[Set problem] Write out, exactly and only, the lines that run from the top of the records to the line with "const plotH = H - mTop - mBottom;". Include both ends; exclude pictures.

Rows from a dataset of charts and code:
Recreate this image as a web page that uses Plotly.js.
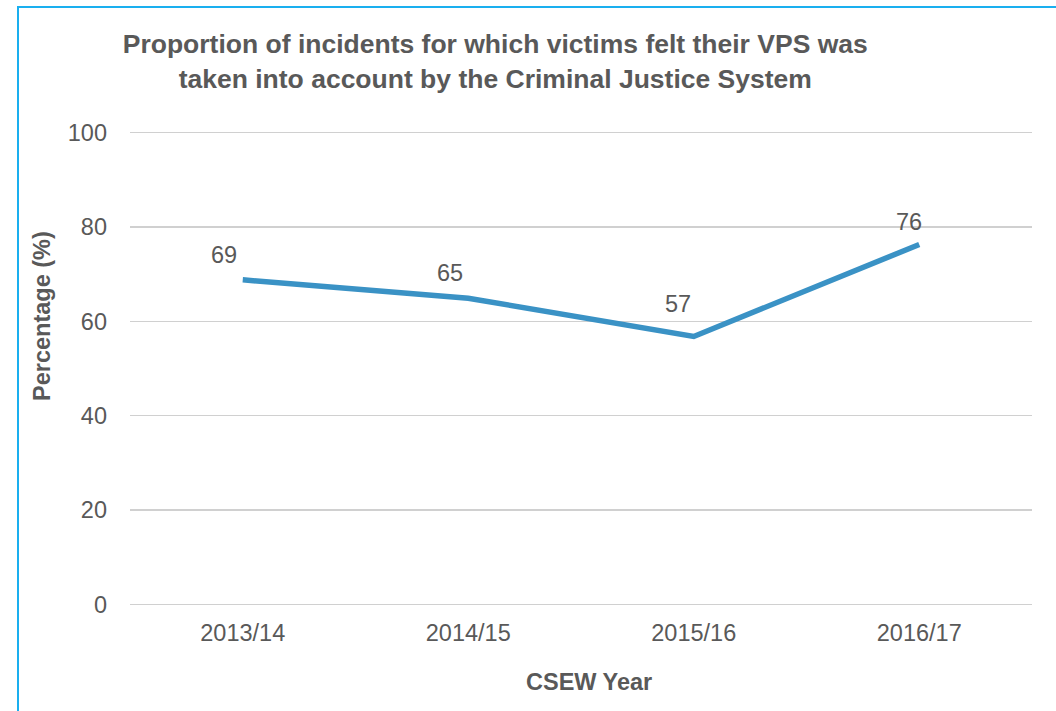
<!DOCTYPE html>
<html>
<head>
<meta charset="utf-8">
<script src="https://cdn.plot.ly/plotly-3.0.1.min.js"></script>
<style>
  html, body { margin: 0; padding: 0; background: #ffffff; overflow: hidden; }
  #frame { position: absolute; left: 17px; top: 6px; width: 1200px; height: 900px;
           border-top: 2px solid #1AAFEF; border-left: 2px solid #1AAFEF; z-index: 0; }
  #chart { position: absolute; left: 0; top: 0; width: 1056px; height: 711px; z-index: 1; }
</style>
</head>
<body>
<div id="frame"></div>
<div id="chart"></div>
<script>
const categories = ["2013/14", "2014/15", "2015/16", "2016/17"];
const percentages = [68.8, 64.9, 56.8, 76.3];
const valueLabels = ["69", "65", "57", "76"];
const labelShiftX = [-19, -18, -16, -10];
const labelShiftY = [25, 25, 32, 22];
const yTickValues = [0, 20, 40, 60, 80, 100];

const chartTitle = "Proportion of incidents for which victims felt their VPS was<br>taken into account by the Criminal Justice System";
const xTitle = "CSEW Year";
const yTitle = "Percentage (%)";

const textColor = "#595959";
const fontFamily = "Liberation Sans, Arial, sans-serif";
const tickSize = 23.5;

// plot area in pixels (from the reference): value 0 at y=604, value 100 at y=133
const W = 1056, H = 711;
const plotLeft = 130, plotRight = 1032, yZeroPx = 604, yHundredPx = 133;
const pad = 1; // axis units of padding so end gridlines are drawn
const pxPerUnit = (yZeroPx - yHundredPx) / 100;
const mTop = Math.round(yHundredPx - pad * pxPerUnit);
const mBottom = Math.round(H - yZeroPx - pad * pxPerUnit);
const plotH = H - mTop - mBottom;

const trace = {
  type: "scatter",
  mode: "lines",
  x: categories,
  y: percentages,
  line: { color: "#3A92C5", width: 5.5 },
  hoverinfo: "x+y"
};

const annotations = categories.map((c, i) => ({
  x: c, y: percentages[i], xref: "x", yref: "y",
  text: valueLabels[i], showarrow: false,
  xanchor: "center", yanchor: "middle",
  xshift: labelShiftX[i], yshift: labelShiftY[i],
  font: { family: fontFamily, size: tickSize, color: textColor }
}));

// axis titles as annotations placed where the reference puts them
annotations.push({
  text: yTitle, textangle: -90, showarrow: false,
  xref: "paper", yref: "paper",
  x: (42 - plotLeft) / (plotRight - plotLeft), y: (H - mBottom - 316) / plotH,
  xanchor: "center", yanchor: "middle",
  font: { family: fontFamily, size: tickSize, color: textColor, weight: "bold" }
});
annotations.push({
  text: xTitle, showarrow: false,
  xref: "paper", yref: "paper",
  x: (589 - plotLeft) / (plotRight - plotLeft), y: (H - mBottom - 682) / plotH,
  xanchor: "center", yanchor: "middle",
  font: { family: fontFamily, size: tickSize, color: textColor, weight: "bold" }
});

const layout = {
  width: W, height: H,
  margin: { l: plotLeft, r: W - plotRight, t: mTop, b: mBottom },
  paper_bgcolor: "rgba(0,0,0,0)",
  plot_bgcolor: "rgba(0,0,0,0)",
  showlegend: false,
  title: {
    text: chartTitle,
    x: 0.469, xref: "container", xanchor: "center",
    y: 0.925, yref: "container", yanchor: "middle",
    font: { family: fontFamily, size: 26.5, color: textColor, weight: "bold" }
  },
  xaxis: {
    type: "category",
    range: [-0.5, 3.5],
    showgrid: false, showline: false, zeroline: false,
    ticks: "outside", ticklen: 3, tickcolor: "rgba(0,0,0,0)",
    tickfont: { family: fontFamily, size: tickSize, color: textColor }
  },
  yaxis: {
    range: [0 - pad, 100 + pad], tickvals: yTickValues,
    showgrid: true, gridcolor: "#D0D0D0", gridwidth: 1.5,
    zeroline: false, showline: false,
    ticks: "", ticklabelstandoff: 22,
    tickfont: { family: fontFamily, size: tickSize, color: textColor }
  },
  annotations: annotations
};

Plotly.newPlot("chart", [trace], layout, { displayModeBar: false, staticPlot: true });
</script>
</body>
</html>
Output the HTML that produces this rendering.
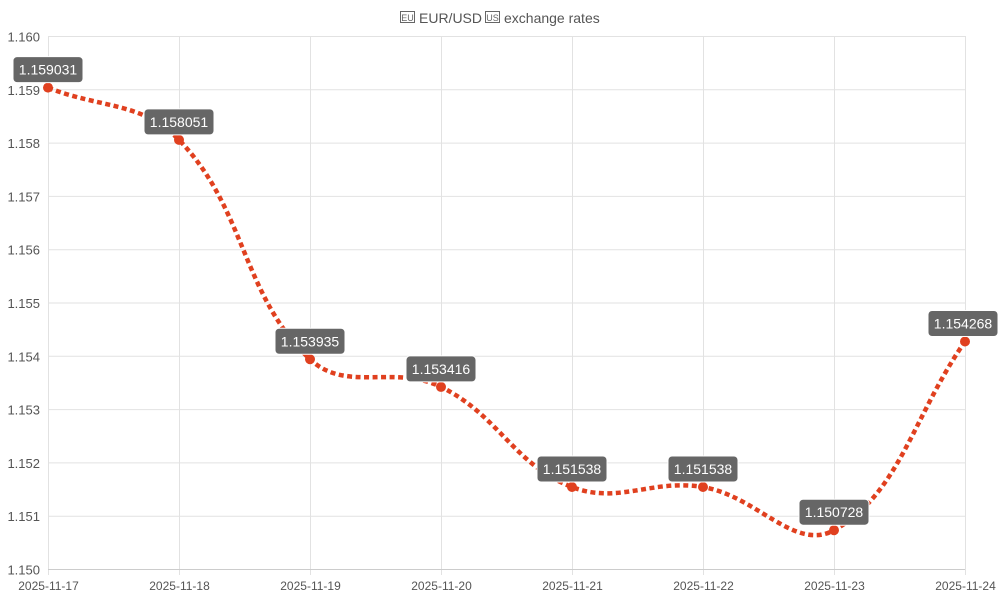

[The solution]
Recreate this image as a web page that uses Plotly.js.
<!DOCTYPE html>
<html>
<head>
<meta charset="utf-8">
<script src="https://cdn.plot.ly/plotly-3.0.1.min.js"></script>
<style>
  html, body { margin: 0; padding: 0; background: #ffffff; overflow: hidden; }
  #frame { position: absolute; left: 17px; top: 6px; width: 1200px; height: 900px;
           border-top: 2px solid #1AAFEF; border-left: 2px solid #1AAFEF; z-index: 0; }
  #chart { position: absolute; left: 0; top: 0; width: 1056px; height: 711px; z-index: 1; }
</style>
</head>
<body>
<div id="frame"></div>
<div id="chart"></div>
<script>
const categories = ["2013/14", "2014/15", "2015/16", "2016/17"];
const percentages = [68.8, 64.9, 56.8, 76.3];
const valueLabels = ["69", "65", "57", "76"];
const labelShiftX = [-19, -18, -16, -10];
const labelShiftY = [25, 25, 32, 22];
const yTickValues = [0, 20, 40, 60, 80, 100];

const chartTitle = "Proportion of incidents for which victims felt their VPS was<br>taken into account by the Criminal Justice System";
const xTitle = "CSEW Year";
const yTitle = "Percentage (%)";

const textColor = "#595959";
const fontFamily = "Liberation Sans, Arial, sans-serif";
const tickSize = 23.5;

// plot area in pixels (from the reference): value 0 at y=604, value 100 at y=133
const W = 1056, H = 711;
const plotLeft = 130, plotRight = 1032, yZeroPx = 604, yHundredPx = 133;
const pad = 1; // axis units of padding so end gridlines are drawn
const pxPerUnit = (yZeroPx - yHundredPx) / 100;
const mTop = Math.round(yHundredPx - pad * pxPerUnit);
const mBottom = Math.round(H - yZeroPx - pad * pxPerUnit);
const plotH = H - mTop - mBottom;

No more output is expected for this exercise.